When working with trigonometric functions, one key step is converting angles to a format that can be easily calculated. Angles may appear in different formats, such as degrees and minutes.
To convert an angle from degrees and minutes into decimal degrees, you need to convert the minutes first. Each degree is divided into 60 equal parts called minutes, symbolized by the apostrophe ('). For instance, 1 degree equals 60 minutes.
To convert minutes into decimal form, divide the number of minutes by 60. If you encounter an angle like 88° 30', divide 30 by 60 to get 0.5.

• Calculation:
  • Convert 30 minutes: 30 ÷ 60 = 0.5 degrees
• Add this result to the original degree measure: 88° + 0.5° = 88.5°

Once you have the angle in decimal degrees, you can perform further calculations, like finding its trigonometric function values.

The tangent function, a primary trigonometric function, is essential in the study of angles and lengths in right triangles. It is defined as the ratio of the opposite side to the adjacent side of a right triangle. In notation, it is represented by \(\tan\).

To find the tangent of an angle, like 88.5 degrees, you will usually need a scientific calculator. First, ensure the calculator is set to degree mode because angles can also be measured in radians.

• Set your calculator to degree mode.
  • This ensures that any angle input is understood as degrees.
• Enter the degree measure: 88.5.
• Calculate \(\tan(88.5^{\circ})\).

The calculator will provide a numeric value for the tangent of the given angle. This process highlights the utility of the tangent function in trigonometry.

After calculating trigonometric functions, like the tangent, you often encounter lengthy decimal values. These need to be rounded, particularly when instructed to provide answers to a certain decimal place accuracy.

Rounding decimals is adjusting the number to a specified degree of precision, often linked to the number of decimal places.
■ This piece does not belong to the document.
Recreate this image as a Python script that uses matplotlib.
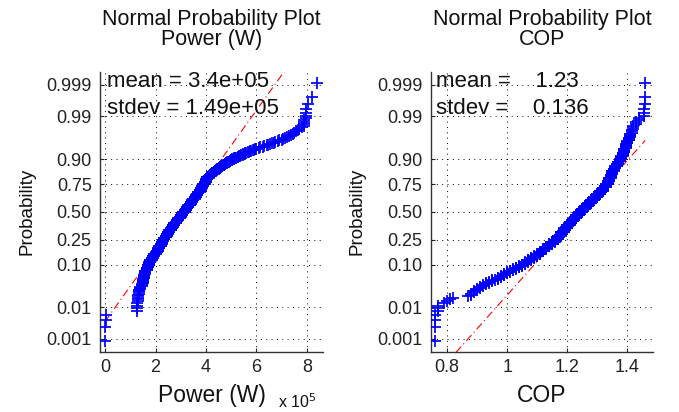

For this task, you’ll typically round to four decimal places.

• Identify the digit in the fourth decimal place.
  • This is the limit of precision requested.
• Look at the digit right next to it (the fifth decimal place).
  • If this digit is 5 or greater, round up the fourth decimal place digit by one.
  • If it is less than 5, leave the fourth decimal place digit unchanged.

By rounding the decimals from the tangent calculation, you tidy up the results, making them neater and easier to interpret in further uses.